What message does this send to the young girls who watched the electoral debates and thought about how exciting it was when they saw a woman up there with all the other men? In a time so imperative to development, how does it look to those same young girls who will now have to listen to someone who bragged about violating a woman on live television for the next four years? I want to be optimistic, but I can’t. I know how detrimental not growing up with a beneficially influential person as a role model will be for the future generation.
It’s 2017. Over 70 countries around the world have had a woman in power, but the United States is not one of them. We’re still considered to be the most powerful country in the world, but instead of moving forward, we have begun to move backward. If we want to avoid the inevitable decline that will result if we stay on the same path, we have to surge past those who try to hold us back, and choose the most responsible people to lead our country.

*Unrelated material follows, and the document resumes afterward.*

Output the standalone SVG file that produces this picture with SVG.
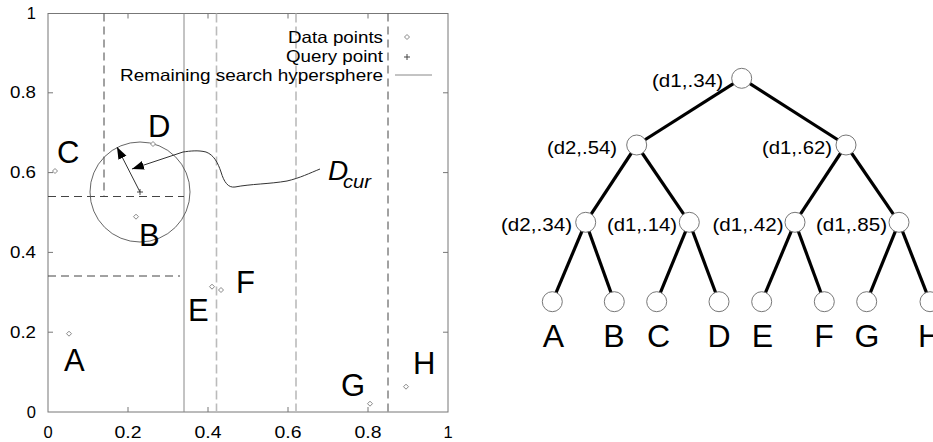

Barack Obama lead me out of adolescence, and he was the perfect candidate for the job. Obama was respectful, intelligent, and motivational. Hillary Clinton was present and ready to preserve Obama’s legacy. In her 2016 concession speech, she said, “To all of the little girls who are watching this, never doubt that you are valuable and powerful and deserving of every chance and opportunity in the world to pursue and achieve your own dreams.”
That is what we need from a president; someone who builds up those who need to hear it the most: the next generation. And not one, in contrast, who parents will have to shield their kids from, fearing what he’ll say on live T.V. What does that say about our country and our future?